September 26 2012
Vicki E. Alger
Last week U.S. Sen. Lamar Alexander (R-TN) and U.S. Congressman Mike Pompeo (R-KS) penned a great editorial in the Wall Street Journal. Averting a debt meltdown by cutting non-priority spending should be keeping Congress busy enough. So why are lawmakers distracting themselves with a seventh extension of the wind-power subsidy—which is set to expire at year’s end? Alexander and Pompeo explain:
From 2009 to 2013, federal revenues lost to wind-power developers are estimated to be $14 billion—$6 billion from the production tax credit, plus $8 billion courtesy of an alternative-energy subsidy in the stimulus package—according to the Joint Committee on Taxation and the Treasury Department. If Congress were to extend the production tax credit, it would mean an additional $12 billion cost to taxpayers over the next 10 years….
The Obama administration and other advocates of wind power argue that the subsidy provided by the tax credit allows the wind industry to sustain American jobs. But they are jobs that exist only because of the subsidy. Keeping a weak technology alive that can't make it on its own won't create nearly as many jobs as the private sector could create if it had the kind of low-cost, reliable, clean electricity that wind power simply can't generate.
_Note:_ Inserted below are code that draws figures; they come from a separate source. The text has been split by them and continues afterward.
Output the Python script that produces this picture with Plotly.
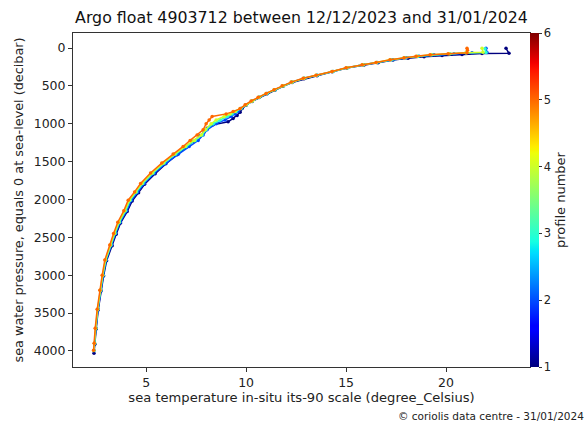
import plotly.graph_objects as go

# ---------------- data ----------------
profile_numbers = [1, 2, 3, 4, 5]

pres_1 = [5, 70, 72, 85, 100, 115, 135, 160, 195, 225, 265, 315, 365, 405, 455, 505, 555, 605, 655, 705, 755,
          800, 850, 890, 930, 975, 1015, 1060, 1110, 1160, 1230, 1310, 1410, 1530, 1660, 1800, 1910, 2020, 2160,
          2310, 2460, 2610, 2810, 3010, 3210, 3460, 3710, 3910, 4030]
temp_1 = [23.0, 23.15, 21.8, 20.8, 19.8, 18.9, 18.1, 17.35, 16.6, 15.9, 15.05, 14.3, 13.55, 12.9, 12.3, 11.85,
          11.45, 11.05, 10.65, 10.3, 10.0, 9.8, 9.7, 9.55, 9.35, 9.1, 8.35, 8.05, 7.9, 7.7, 7.35, 7.0, 6.55, 5.98,
          5.45, 4.92, 4.62, 4.3, 4.05, 3.72, 3.5, 3.3, 3.02, 2.87, 2.74, 2.6, 2.5, 2.43, 2.39]

pres_2 = [5, 60, 62, 75, 90, 110, 130, 155, 190, 220, 260, 310, 360, 400, 450, 500, 550, 600, 650, 700, 750,
          800, 840, 870, 905, 950, 1000, 1080, 1150, 1220, 1300, 1400, 1520, 1650, 1790, 1900, 2010, 2150, 2300,
          2450, 2600, 2800, 3000, 3200, 3450, 3700, 3900, 3995]
temp_2 = [22.0, 22.05, 21.3, 20.4, 19.4, 18.65, 18.0, 17.3, 16.55, 15.85, 15.05, 14.35, 13.55, 12.9, 12.3, 11.85,
          11.45, 11.05, 10.65, 10.3, 10.0, 9.75, 9.6, 9.45, 9.25, 8.95, 8.5, 8.05, 7.85, 7.6, 7.15, 6.62, 6.0, 5.42,
          4.9, 4.58, 4.26, 4.02, 3.7, 3.47, 3.27, 3.0, 2.86, 2.73, 2.59, 2.49, 2.42, 2.39]

pres_3 = [10, 60, 62, 75, 90, 110, 130, 155, 190, 220, 260, 310, 360, 400, 450, 500, 550, 600, 650, 700, 750,
          800, 840, 870, 905, 950, 1000, 1080, 1150, 1220, 1300, 1400, 1520, 1650, 1790, 1900, 2010, 2150, 2300,
          2450, 2600, 2800, 3000, 3200, 3450, 3700, 3900, 3995]
temp_3 = [21.95, 22.0, 21.0, 20.2, 19.3, 18.6, 17.95, 17.25, 16.55, 15.85, 15.05, 14.35, 13.55, 12.9, 12.3, 11.85,
          11.45, 11.05, 10.65, 10.3, 10.0, 9.75, 9.5, 9.3, 9.05, 8.7, 8.35, 8.0, 7.8, 7.45, 7.0, 6.48, 5.9, 5.35,
          4.83, 4.52, 4.2, 3.97, 3.66, 3.44, 3.24, 2.98, 2.84, 2.72, 2.58, 2.48, 2.42, 2.39]

pres_4 = [5, 55, 62, 75, 90, 110, 130, 155, 190, 220, 260, 310, 360, 400, 450, 500, 550, 600, 650, 700, 750,
          800, 840, 870, 905, 950, 1000, 1080, 1150, 1220, 1300, 1400, 1520, 1650, 1790, 1900, 2010, 2150, 2300,
          2450, 2600, 2800, 3000, 3200, 3450, 3700, 3900, 3995]
temp_4 = [21.8, 21.85, 21.0, 20.15, 19.25, 18.55, 17.9, 17.2, 16.5, 15.85, 15.05, 14.3, 13.5, 12.9, 12.3, 11.85,
          11.4, 11.0, 10.65, 10.3, 10.0, 9.7, 9.45, 9.2, 8.9, 8.5, 8.25, 7.95, 7.75, 7.4, 6.95, 6.42, 5.85, 5.3,
          4.78, 4.47, 4.16, 3.93, 3.63, 3.41, 3.21, 2.96, 2.82, 2.7, 2.57, 2.47, 2.41, 2.38]

pres_5 = [5, 30, 62, 75, 90, 110, 130, 155, 190, 220, 260, 310, 360, 400, 450, 500, 550, 600, 650, 700, 750,
          800, 840, 870, 905, 950, 1000, 1080, 1150, 1220, 1300, 1400, 1520, 1650, 1790, 1900, 2010, 2150, 2300,
          2450, 2600, 2800, 3000, 3200, 3450, 3700, 3900, 3990]
temp_5 = [21.05, 21.07, 21.05, 20.1, 19.2, 18.5, 17.9, 17.2, 16.5, 15.8, 15.0, 14.3, 13.5, 12.85, 12.25, 11.8,
          11.4, 11.0, 10.6, 10.25, 9.95, 9.7, 9.35, 9.0, 8.3, 8.15, 8.0, 7.85, 7.55, 7.2, 6.85, 6.35, 5.78, 5.22,
          4.72, 4.42, 4.1, 3.88, 3.58, 3.37, 3.18, 2.93, 2.8, 2.68, 2.55, 2.45, 2.4, 2.37]

pressures = [pres_1, pres_2, pres_3, pres_4, pres_5]
temperatures = [temp_1, temp_2, temp_3, temp_4, temp_5]

x_ticks = [5, 10, 15, 20]
y_ticks = [0, 500, 1000, 1500, 2000, 2500, 3000, 3500, 4000]
cbar_ticks = [1, 2, 3, 4, 5, 6]

# matplotlib "jet"-like colours
jet_scale = [
    [0.0, "rgb(0,0,127)"], [0.11, "rgb(0,0,255)"], [0.125, "rgb(0,0,255)"],
    [0.34, "rgb(0,219,255)"], [0.35, "rgb(0,230,247)"], [0.375, "rgb(21,255,226)"],
    [0.64, "rgb(238,255,8)"], [0.65, "rgb(247,245,0)"], [0.66, "rgb(255,236,0)"],
    [0.89, "rgb(255,19,0)"], [0.91, "rgb(244,0,0)"], [1.0, "rgb(127,0,0)"],
]
line_colors = {1: "#00007F", 2: "#004CFF", 3: "#29FFCE", 4: "#CEFF29", 5: "#FF6800"}

FONT = "DejaVu Sans"

fig = go.Figure()
for n, p, t in zip(profile_numbers, pressures, temperatures):
    fig.add_trace(go.Scatter(
        x=t, y=p, mode="lines+markers",
        line=dict(color=line_colors[n], width=1.5),
        marker=dict(size=3.5, color=[n] * len(p), coloraxis="coloraxis"),
        showlegend=False, name=f"profile {n}",
    ))

fig.update_layout(
    width=588, height=423,
    margin=dict(l=73, r=58, t=33, b=56),
    paper_bgcolor="white", plot_bgcolor="white",
    font=dict(family=FONT, size=12, color="#222"),
    title=dict(text="Argo float 4903712 between 12/12/2023 and 31/01/2024",
               x=0.5, xref="paper", xanchor="center", y=1 - 17 / 423, yanchor="middle",
               font=dict(family=FONT, size=15.8, color="#111")),
    coloraxis=dict(
        colorscale=jet_scale, cmin=1, cmax=6,
        colorbar=dict(
            x=1.0, xanchor="left", xpad=0, y=0.5, yanchor="middle", ypad=0,
            len=1, lenmode="fraction", thickness=9, outlinewidth=0,
            tickvals=cbar_ticks, ticks="outside", ticklen=3, tickcolor="#333",
            tickfont=dict(family=FONT, size=11.5, color="#222"),
            title=dict(text="profile number", side="right", font=dict(family=FONT, size=13, color="#222")),
        ),
    ),
    xaxis=dict(
        range=[1.34, 24.2], tickvals=x_ticks, showgrid=False, zeroline=False,
        showline=True, linecolor="#333", linewidth=1, mirror=True,
        ticks="outside", ticklen=4, tickcolor="#333",
        tickfont=dict(family=FONT, size=12.5, color="#222"),
        title=dict(text="sea temperature in-situ its-90 scale (degree_Celsius)", standoff=2,
                   font=dict(family=FONT, size=13.1, color="#222")),
    ),
    yaxis=dict(
        range=[4212, -198], tickvals=y_ticks, showgrid=False, zeroline=False,
        showline=True, linecolor="#333", linewidth=1, mirror=True,
        ticks="outside", ticklen=4, tickcolor="#333",
        tickfont=dict(family=FONT, size=12.5, color="#222"),
        title=dict(text="sea water pressure, equals 0 at sea-level (decibar)", standoff=7,
                   font=dict(family=FONT, size=12.8, color="#222")),
    ),
    annotations=[dict(
        text="© coriolis data centre - 31/01/2024", xref="paper", yref="paper",
        x=(586 - 73) / 457, y=(367 - 416) / 334, xanchor="right", yanchor="middle",
        showarrow=False, font=dict(family=FONT, size=10.5, color="#222"),
    )],
)

fig.write_html("out.html")
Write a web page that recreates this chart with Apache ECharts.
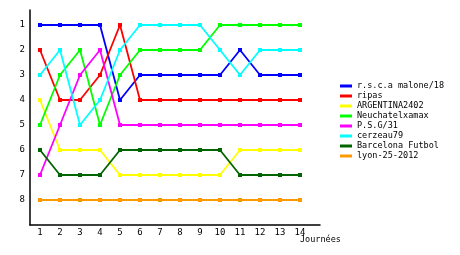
<!DOCTYPE html>
<html><head><meta charset="utf-8">
<script src="https://cdn.jsdelivr.net/npm/echarts@6/dist/echarts.min.js"></script>
<style>html,body{margin:0;padding:0;background:#fff}#c{width:460px;height:255px}</style>
</head><body><div id="c"></div>
<script>
var journees = [1,2,3,4,5,6,7,8,9,10,11,12,13,14];
var rankTicks = [1,2,3,4,5,6,7,8];
var teamNames = ['r.s.c.a malone/18','ripas','ARGENTINA2402','Neuchatelxamax','P.S.G/31','cerzeau79','Barcelona Futbol','lyon-25-2012'];
var teamColors = ['#0000ff','#ff0000','#ffff00','#00ff00','#ff00ff','#00ffff','#006400','#ff9900'];
var rscaMalone = [1,1,1,1,4,3,3,3,3,3,2,3,3,3];
var ripas      = [2,4,4,3,1,4,4,4,4,4,4,4,4,4];
var argentina  = [4,6,6,6,7,7,7,7,7,7,6,6,6,6];
var neuchatel  = [5,3,2,5,3,2,2,2,2,1,1,1,1,1];
var psg        = [7,5,3,2,5,5,5,5,5,5,5,5,5,5];
var cerzeau    = [3,2,5,4,2,1,1,1,1,2,3,2,2,2];
var barcelona  = [6,7,7,7,6,6,6,6,6,6,7,7,7,7];
var lyon       = [8,8,8,8,8,8,8,8,8,8,8,8,8,8];
var allRanks = [rscaMalone,ripas,argentina,neuchatel,psg,cerzeau,barcelona,lyon];

var font = 'DejaVu Sans Mono';
var series = allRanks.map(function(r,i){
  return {
    name: teamNames[i], type:'line', color: teamColors[i],
    data: journees.map(function(j,k){return [j, r[k]];}),
    symbol:'rect', symbolSize:4, showSymbol:true,
    lineStyle:{width:1.8}, animation:false
  };
});
var chart = echarts.init(document.getElementById('c'), null, {renderer:'canvas'});
chart.setOption({
  animation:false,
  title:{text:'Journées', left:295, top:230, padding:5, textStyle:{fontFamily:font,fontSize:8.5,fontWeight:'normal',color:'#000'}},
  grid:{left:30, right:140, top:10, bottom:30},
  legend:{orient:'vertical', left:335, top:76, itemWidth:12, itemHeight:3, itemGap:0, icon:'rect',
    textStyle:{fontFamily:font, fontSize:8.5, color:'#000', lineHeight:7, padding:[3,0,0,0]},
    data: teamNames},
  xAxis:{type:'value', min:0.5, max:15,
    axisLine:{lineStyle:{color:'#000',width:1.5}}, axisTick:{show:false}, splitLine:{show:false},
    axisLabel:{customValues:journees, color:'#000', fontFamily:font, fontSize:9, margin:3}},
  yAxis:{type:'value', inverse:true, min:0.4, max:9,
    axisLine:{show:true, lineStyle:{color:'#000',width:1.5}}, axisTick:{show:false}, splitLine:{show:false},
    axisLabel:{customValues:rankTicks, color:'#000', fontFamily:font, fontSize:9, margin:5}},
  series: series
});
</script></body></html>
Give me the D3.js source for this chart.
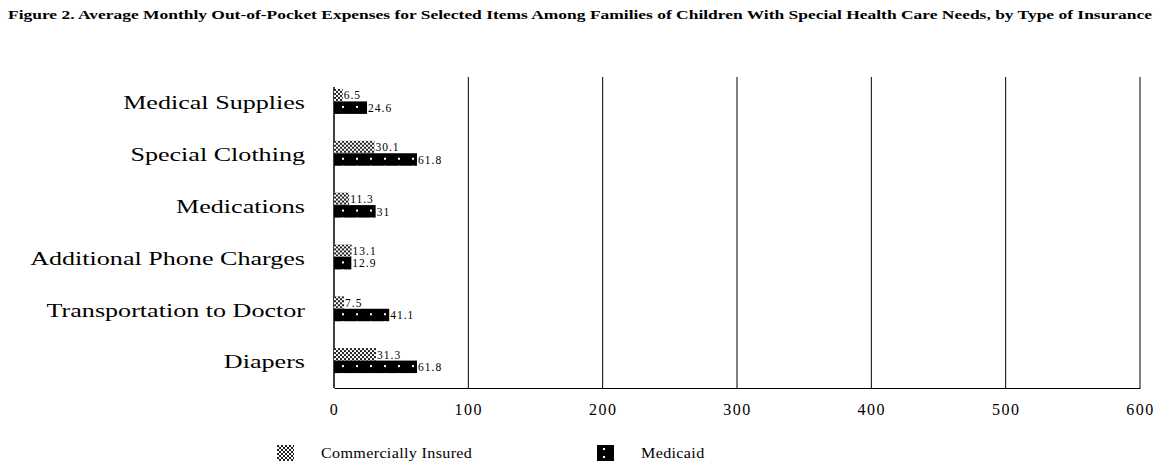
<!DOCTYPE html>
<html>
<head>
<meta charset="utf-8">
<script src="https://cdn.jsdelivr.net/npm/d3@7"></script>
<style>
  body { margin: 0; background: #fff; }
  text { font-family: "Liberation Serif", "DejaVu Serif", serif; fill: #000; }
</style>
</head>
<body>
<div id="chart"></div>
<script>
// data
const categories = ["Medical Supplies", "Special Clothing", "Medications",
  "Additional Phone Charges", "Transportation to Doctor", "Diapers"];
const commercial = [6.5, 30.1, 11.3, 13.1, 7.5, 31.3];
const medicaid = [24.6, 61.8, 31, 12.9, 41.1, 61.8];
const seriesNames = ["Commercially Insured", "Medicaid"];
const xTicks = [0, 100, 200, 300, 400, 500, 600];
const title = "Figure 2. Average Monthly Out-of-Pocket Expenses for Selected Items Among Families of Children With Special Health Care Needs, by Type of Insurance";

const W = 1164, H = 469;
const margin = { top: 77, right: 24, bottom: 81, left: 334 };

const svg = d3.select("#chart").append("svg")
  .attr("width", W).attr("height", H);

// fill patterns
const defs = svg.append("defs");
const pc = defs.append("pattern").attr("id", "pat-c")
  .attr("patternUnits", "userSpaceOnUse").attr("width", 4).attr("height", 4);
pc.append("rect").attr("width", 4).attr("height", 4).attr("fill", "#fff");
pc.append("rect").attr("width", 2).attr("height", 2).attr("fill", "#222");
pc.append("rect").attr("x", 2).attr("y", 2).attr("width", 2).attr("height", 2).attr("fill", "#222");
const pm = defs.append("pattern").attr("id", "pat-m")
  .attr("patternUnits", "userSpaceOnUse").attr("width", 14).attr("height", 8);
pm.append("rect").attr("width", 14).attr("height", 8).attr("fill", "#000");
pm.append("rect").attr("x", 6).attr("y", 3).attr("width", 2).attr("height", 2).attr("fill", "#fff");

const x = d3.scaleLinear().domain([0, 600]).range([margin.left, W - margin.right]);
const y = d3.scaleBand().domain(categories).range([margin.top, H - margin.bottom]);
const sub = d3.scaleBand().domain(seriesNames).range([-14, 11]);

// title
svg.append("text")
  .attr("x", 8).attr("y", 19)
  .attr("textLength", 1144).attr("lengthAdjust", "spacingAndGlyphs")
  .style("font-size", "13px").style("font-weight", "bold")
  .text(title);

// grid lines
svg.append("g").selectAll("line")
  .data(xTicks.filter(d => d > 0))
  .join("line")
    .attr("x1", d => x(d)).attr("x2", d => x(d))
    .attr("y1", margin.top).attr("y2", H - margin.bottom)
    .attr("stroke", "#000").attr("stroke-width", 1);

// x axis
const xAxis = svg.append("g")
  .attr("transform", `translate(0,${H - margin.bottom})`)
  .call(d3.axisBottom(x).tickValues(xTicks).tickSize(0).tickPadding(16));
xAxis.select(".domain").attr("stroke", "#000");
xAxis.selectAll("text")
  .style("font-family", "Liberation Serif, serif")
  .style("font-size", "16px").style("letter-spacing", "1.5px");

// y axis line
svg.append("line")
  .attr("x1", x(0)).attr("x2", x(0))
  .attr("y1", margin.top + 10).attr("y2", H - margin.bottom)
  .attr("stroke", "#000").attr("stroke-width", 1.5);

// category labels (wide face in the original, so stretch them)
svg.append("g").selectAll("text")
  .data(categories)
  .join("text")
    .attr("transform", d => `translate(305,${y(d) + y.bandwidth() / 2}) scale(1.45,1)`)
    .attr("dy", "0.35em")
    .attr("text-anchor", "end")
    .style("font-size", "18px")
    .text(d => d);

// bars
const rows = categories.map((c, i) => ({ cat: c, vals: [commercial[i], medicaid[i]] }));
const groups = svg.append("g").selectAll("g")
  .data(rows)
  .join("g")
    .attr("transform", d => `translate(0,${y(d.cat) + y.bandwidth() / 2})`);

groups.selectAll("rect")
  .data(d => d.vals.map((v, j) => ({ s: seriesNames[j], v })))
  .join("rect")
    .attr("x", x(0))
    .attr("y", d => sub(d.s))
    .attr("width", d => x(d.v) - x(0))
    .attr("height", sub.bandwidth())
    .attr("fill", (d, j) => j === 0 ? "url(#pat-c)" : "url(#pat-m)");

groups.selectAll("text")
  .data(d => d.vals.map((v, j) => ({ s: seriesNames[j], v })))
  .join("text")
    .attr("x", d => x(d.v) + 1)
    .attr("y", d => sub(d.s) + sub.bandwidth() - 2)
    .style("font-size", "11.5px").style("letter-spacing", "1px")
    .text(d => d.v);

// legend
const legend = svg.append("g").selectAll("g")
  .data(seriesNames)
  .join("g")
    .attr("transform", (d, i) => `translate(${[277, 597][i]},445)`);
legend.append("rect")
  .attr("width", 17).attr("height", 16)
  .attr("fill", (d, i) => i === 0 ? "url(#pat-c)" : "url(#pat-m)");
legend.append("text")
  .attr("transform", "translate(44,13) scale(1.15,1)")
  .style("font-size", "14px").style("letter-spacing", "0.3px")
  .text(d => d);
</script>
</body>
</html>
While the cost of renewable energy has declined over the years, it is still far more expensive than conventional sources. And even the administration's secretary of energy, Steven Chu, calls wind "a mature technology," which should mean it is sufficiently advanced to compete in a free market without government subsidies. If wind power cannot compete on its own after 20 years without costly special privileges, it never will.
Letting subsidies like these expire should be a no-brainer because the last thing our economy needs is another drag on it.